Sarawak timber firms reluctant to send workers for training


Tuesday October 10, 2006

Sarawak timber firms reluctant to send workers for training

KUCHING: Many timber companies in Sarawak are reluctant to send their workers for training in various skills for fear of losing them, said Sarawak Timber Associations chairman Datuk Leo Chai.

He said these firms were worried that their workers would leave the jobs if they were not paid more after being trained.

In other cases, he said, there were companies which refused to release their employees for training as this would result in a drop in timber production.

Surprisingly, the big companies are less supportive of training than the smaller companies, added Chai at the launch of the associations post-graduate diploma programme in applied science (sustainable tropical forest management) here on Tuesday.
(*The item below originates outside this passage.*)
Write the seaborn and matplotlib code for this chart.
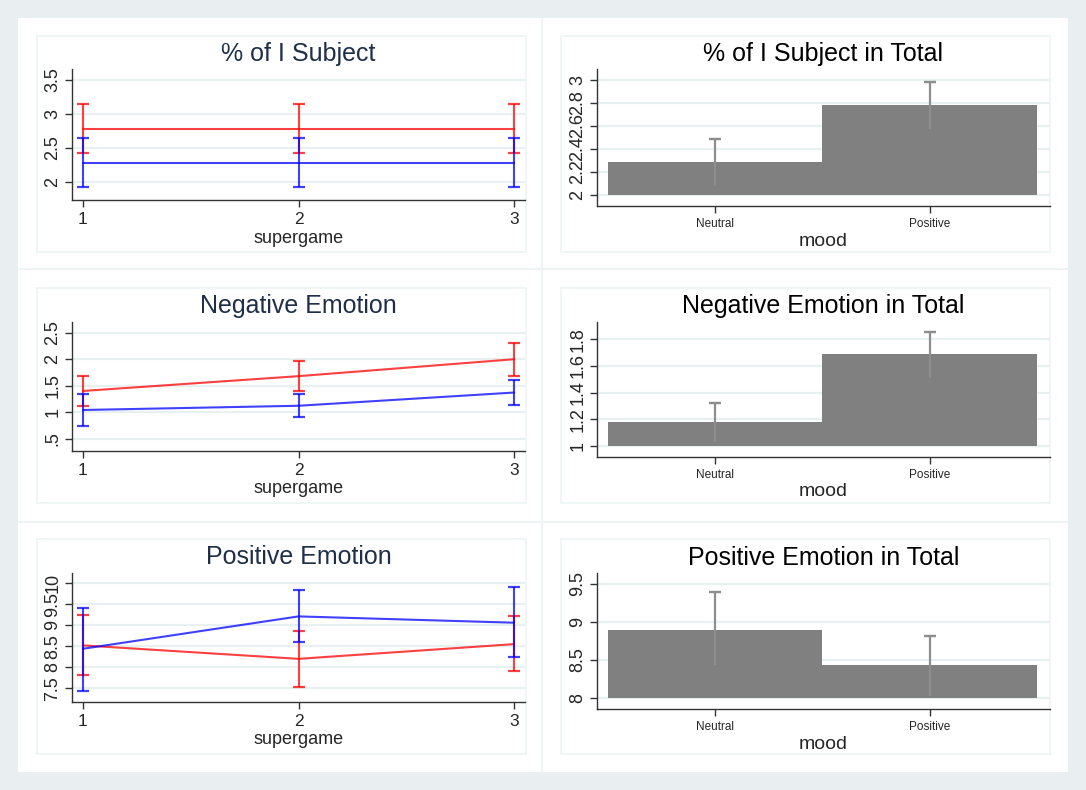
import matplotlib
matplotlib.use("Agg")
import matplotlib.pyplot as plt
from matplotlib.patches import Rectangle
from matplotlib.lines import Line2D
import seaborn as sns
import numpy as np

# ---------------- data ----------------
supergame = [1, 2, 3]

isubj_red_mean = [2.78, 2.78, 2.78]
isubj_red_lo = [2.43, 2.43, 2.43]
isubj_red_hi = [3.14, 3.14, 3.14]
isubj_blue_mean = [2.28, 2.28, 2.28]
isubj_blue_lo = [1.93, 1.93, 1.93]
isubj_blue_hi = [2.64, 2.64, 2.64]

neg_red_mean = [1.40, 1.68, 2.00]
neg_red_lo = [1.11, 1.39, 1.685]
neg_red_hi = [1.68, 1.97, 2.30]
neg_blue_mean = [1.04, 1.12, 1.37]
neg_blue_lo = [0.74, 0.90, 1.13]
neg_blue_hi = [1.35, 1.35, 1.60]

pos_red_mean = [8.52, 8.20, 8.55]
pos_red_lo = [7.81, 7.54, 7.90]
pos_red_hi = [9.25, 8.87, 9.21]
pos_blue_mean = [8.44, 9.21, 9.06]
pos_blue_lo = [7.44, 8.59, 8.24]
pos_blue_hi = [9.40, 9.83, 9.90]

mood = ["Neutral", "Positive"]
isubj_total = [2.28, 2.78]
isubj_total_lo = [2.07, 2.57]
isubj_total_hi = [2.48, 2.98]
neg_total = [1.18, 1.69]
neg_total_lo = [1.03, 1.51]
neg_total_hi = [1.325, 1.85]
pos_total = [8.90, 8.43]
pos_total_lo = [8.43, 8.03]
pos_total_hi = [9.39, 8.81]

isubj_ticks = [2, 2.5, 3, 3.5]
isubj_ticklabels = ["2", "2.5", "3", "3.5"]
neg_ticks = [0.5, 1, 1.5, 2, 2.5]
neg_ticklabels = [".5", "1", "1.5", "2", "2.5"]
pos_ticks = [7.5, 8, 8.5, 9, 9.5, 10]
pos_ticklabels = ["7.5", "8", "8.5", "9", "9.5", "10"]
isubj_total_ticks = [2, 2.2, 2.4, 2.6, 2.8, 3]
isubj_total_ticklabels = ["2", "2.2", "2.4", "2.6", "2.8", "3"]
neg_total_ticks = [1, 1.2, 1.4, 1.6, 1.8]
neg_total_ticklabels = ["1", "1.2", "1.4", "1.6", "1.8"]
pos_total_ticks = [8, 8.5, 9, 9.5]
pos_total_ticklabels = ["8", "8.5", "9", "9.5"]

# ---------------- style ----------------
sns.set_style("white")
plt.rcParams['font.family'] = ['Liberation Sans', 'DejaVu Sans']

W, H = 1086, 790
fig = plt.figure(figsize=(W / 100, H / 100), dpi=100)
fig.patch.set_facecolor('#e9eff1')

def fr(x0, y0, x1, y1):
    return [x0 / W, 1 - y1 / H, (x1 - x0) / W, (y1 - y0) / H]

# white sheet
fig.add_artist(Rectangle((18 / W, 1 - 772 / H), (1068 - 18) / W, (772 - 18) / H,
                         transform=fig.transFigure, facecolor='white', edgecolor='none', zorder=-3))
# separators
sep_col = '#eef3f4'
fig.add_artist(Line2D([541.7 / W, 541.7 / W], [1 - 18 / H, 1 - 772 / H], transform=fig.transFigure,
                      color=sep_col, lw=1.5, zorder=-2))
for yy in [269.3, 521.7]:
    fig.add_artist(Line2D([18 / W, 1068 / W], [1 - yy / H, 1 - yy / H], transform=fig.transFigure,
                          color=sep_col, lw=1.5, zorder=-2))
# inner panel rects
for (x0, x1) in [(36.7, 526), (561, 1050)]:
    for (y0, y1) in [(36, 252), (288, 503), (539, 754)]:
        fig.add_artist(Rectangle((x0 / W, 1 - y1 / H), (x1 - x0) / W, (y1 - y0) / H,
                                 transform=fig.transFigure, facecolor='white',
                                 edgecolor='#eef3f4', lw=1.2, zorder=-1))

grid_col = '#e8f0f2'
navy = '#1f2f4a'

def style_axes(ax, ticks, ticklabels, ylim, title, title_color, xlabel, xlabsize):
    ax.set_facecolor('none')
    ax.set_zorder(2)
    ax.set_ylim(*ylim)
    ax.set_yticks(ticks)
    ax.set_yticklabels(ticklabels, rotation=90, va='center', fontsize=13)
    for t in ticks:
        ax.axhline(t, color=grid_col, lw=1.6, zorder=0)
    for s in ['top', 'right']:
        ax.spines[s].set_visible(False)
    for s in ['left', 'bottom']:
        ax.spines[s].set_color('#333333')
        ax.spines[s].set_linewidth(1.0)
    ax.tick_params(axis='both', direction='out', length=5, width=1, color='#333333', left=True, bottom=True)
    ax.tick_params(axis='y', pad=2.5)
    ax.set_title(title, fontsize=18, color=title_color, pad=6)
    ax.set_xlabel(xlabel, fontsize=xlabsize, labelpad=2)
    ax.set_ylabel('')

def line_panel(ax, rm, rlo, rhi, bm, blo, bhi, ticks, ticklabels, ylim, title):
    for m, lo, hi, col in [(rm, rlo, rhi, '#ff0000'), (bm, blo, bhi, '#0000ff')]:
        sns.lineplot(x=supergame, y=m, color=col, lw=1.5, alpha=0.75, ax=ax, zorder=3)
        m_ = np.array(m); lo_ = np.array(lo); hi_ = np.array(hi)
        ax.errorbar(supergame, m_, yerr=[m_ - lo_, hi_ - m_], fmt='none', ecolor=col,
                    elinewidth=1.5, capsize=4, capthick=1.6, alpha=0.75, zorder=3)
    ax.set_xlim(0.949, 3.051)
    ax.set_xticks(supergame)
    ax.set_xticklabels([str(s) for s in supergame], fontsize=12.5)
    style_axes(ax, ticks, ticklabels, ylim, title, navy, 'supergame', 13)

def bar_panel(ax, vals, lo, hi, base, ticks, ticklabels, ylim, title):
    sns.barplot(x=mood, y=vals, color='#808080', width=1.0, saturation=1, ax=ax, zorder=2,
                edgecolor='none', errorbar=None)
    for p, v in zip(ax.patches, vals):
        p.set_y(base)
        p.set_height(v - base)
    xs = np.arange(len(mood))
    ax.vlines(xs, lo, hi, color='#8e8e8e', lw=1.6, zorder=3)
    ax.errorbar(xs, hi, yerr=[[0] * len(xs), [0] * len(xs)], fmt='none', ecolor='#8e8e8e',
                capsize=4, capthick=1.6, elinewidth=0, zorder=3)
    ax.set_xlim(-0.551, 1.56)
    ax.set_xticks(xs)
    ax.set_xticklabels(mood, fontsize=8.5)
    style_axes(ax, ticks, ticklabels, ylim, title, 'black', 'mood', 14)

ax1 = fig.add_axes(fr(72, 69, 525, 200))
line_panel(ax1, isubj_red_mean, isubj_red_lo, isubj_red_hi, isubj_blue_mean, isubj_blue_lo, isubj_blue_hi,
           isubj_ticks, isubj_ticklabels, (1.735, 3.66), '% of I Subject')
ax3 = fig.add_axes(fr(72, 321.7, 525, 450.7))
line_panel(ax3, neg_red_mean, neg_red_lo, neg_red_hi, neg_blue_mean, neg_blue_lo, neg_blue_hi,
           neg_ticks, neg_ticklabels, (0.27, 2.71), 'Negative Emotion')
ax5 = fig.add_axes(fr(72, 572.7, 525, 701.7))
line_panel(ax5, pos_red_mean, pos_red_lo, pos_red_hi, pos_blue_mean, pos_blue_lo, pos_blue_hi,
           pos_ticks, pos_ticklabels, (7.18, 10.25), 'Positive Emotion')

ax2 = fig.add_axes(fr(596.7, 69.3, 1050, 206))
bar_panel(ax2, isubj_total, isubj_total_lo, isubj_total_hi, 2.0,
          isubj_total_ticks, isubj_total_ticklabels, (1.90, 3.09), '% of I Subject in Total')
ax4 = fig.add_axes(fr(596.7, 321.7, 1050, 456.7))
bar_panel(ax4, neg_total, neg_total_lo, neg_total_hi, 1.0,
          neg_total_ticks, neg_total_ticklabels, (0.92, 1.93), 'Negative Emotion in Total')
ax6 = fig.add_axes(fr(596.7, 573.3, 1050, 709.3))
bar_panel(ax6, pos_total, pos_total_lo, pos_total_hi, 8.0,
          pos_total_ticks, pos_total_ticklabels, (7.85, 9.64), 'Positive Emotion in Total')

fig.savefig('out.png', dpi=100, facecolor=fig.get_facecolor())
The association started its skills training programmes for logging workers in 1996 when it engaged a New Zealand trainer to teach chainsaw operators (tree fellers) on directional felling, safety and proper maintenance of chainsaws.

Chai said this was to improve safety, reduce accidents and damages to the residual crop trees.

Chai said the logging industry was known to have high accident rates.

He said thousands of tree-fellers had since been trained, and the association had started its train the trainer programme to enable them to help train their own workers.

The association will soon begin the training on log extraction and loading.

Chai said the post-graduate diploma programme was designed for forestry and other graduates working in the field and logging camps at supervisory and management level to help them in the sustainable management of forest resources.